ILPA weighs in on continuation funds

Continuation funds are now a staple feature of the private funds industry as general partners (GPs) look to move one or more selected assets into a new vehicle which they can continue to manage. At the same time, GPs can offer limited partners (LPs) the option to roll into the new vehicle, sell their interest and take liquidity or a combination of both. Regardless of the market GPs can see upside from their use – in a downturn, GPs are able to hold on to assets until the market rebounds; and in an upturn, GPs can continue to share in the profit from a performing asset. 

The Institutional Limited Partners Association (ILPA) which seeks to advance the interests of LPs and has been instrumental as a lobbying body has issued their latest guidance focused on continuation funds. The guidance is set on two general principles: 

  1. continuation funds should maximise value for existing LPs; and 
  2. rolling LPs should be no worse off than if a transaction had not occurred.

It goes on to set out a recommended process aligned with these principles and the fees that should be charged. By way of summary this includes: 

  • LPAC engagement - The GP should engage early with the LP Advisory Committee (LPAC) having first explored alternative exit options.  
  • Conflicts - All conflicts should be identified and then presented to the LPAC even if pre-approved in the LPA. 
  • Price - A competitive process should be run to determine a price, with the involvement of a third party price validation.
  • Timing - LPs should be given no less than 30 calendar days/20 business days to make their roll v. sell decision. 
  • Fees - For rolling LPs, there should be no increase to the management fee or carried interest or decrease to the preferred return/hurdle. 
  • Carried interest - There should be no crystallisation of carried interest for rolling LPs. 
  • Fairness opinions - Fairness opinions are more frequently used in the US in continuation fund transactions (as compared to Europe) especially following the SEC’s proposal that they may require them. However, the ILPA guidance merely states that LPs might benefit from them. There is no recommendation they should be obtained in every scenario. 
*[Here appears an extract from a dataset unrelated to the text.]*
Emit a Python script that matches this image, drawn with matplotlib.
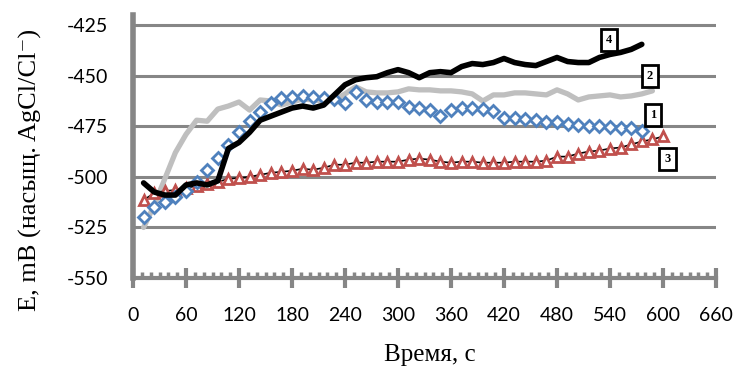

This list will not come as a surprise to those already managing or in the process of establishing a continuation fund as it largely reflects what is already being done (albeit it is applied with a degree of proportionality based on the size and makeup of the assets being rolled). As with ILPA guidance in the past, it is unlikely LPs and GPs will follow it verbatim but instead use it to support any arguments to further their commercial and legal preferences. For GPs it is useful to know of its existence and the potential that it may be brought up in discussions by LPs.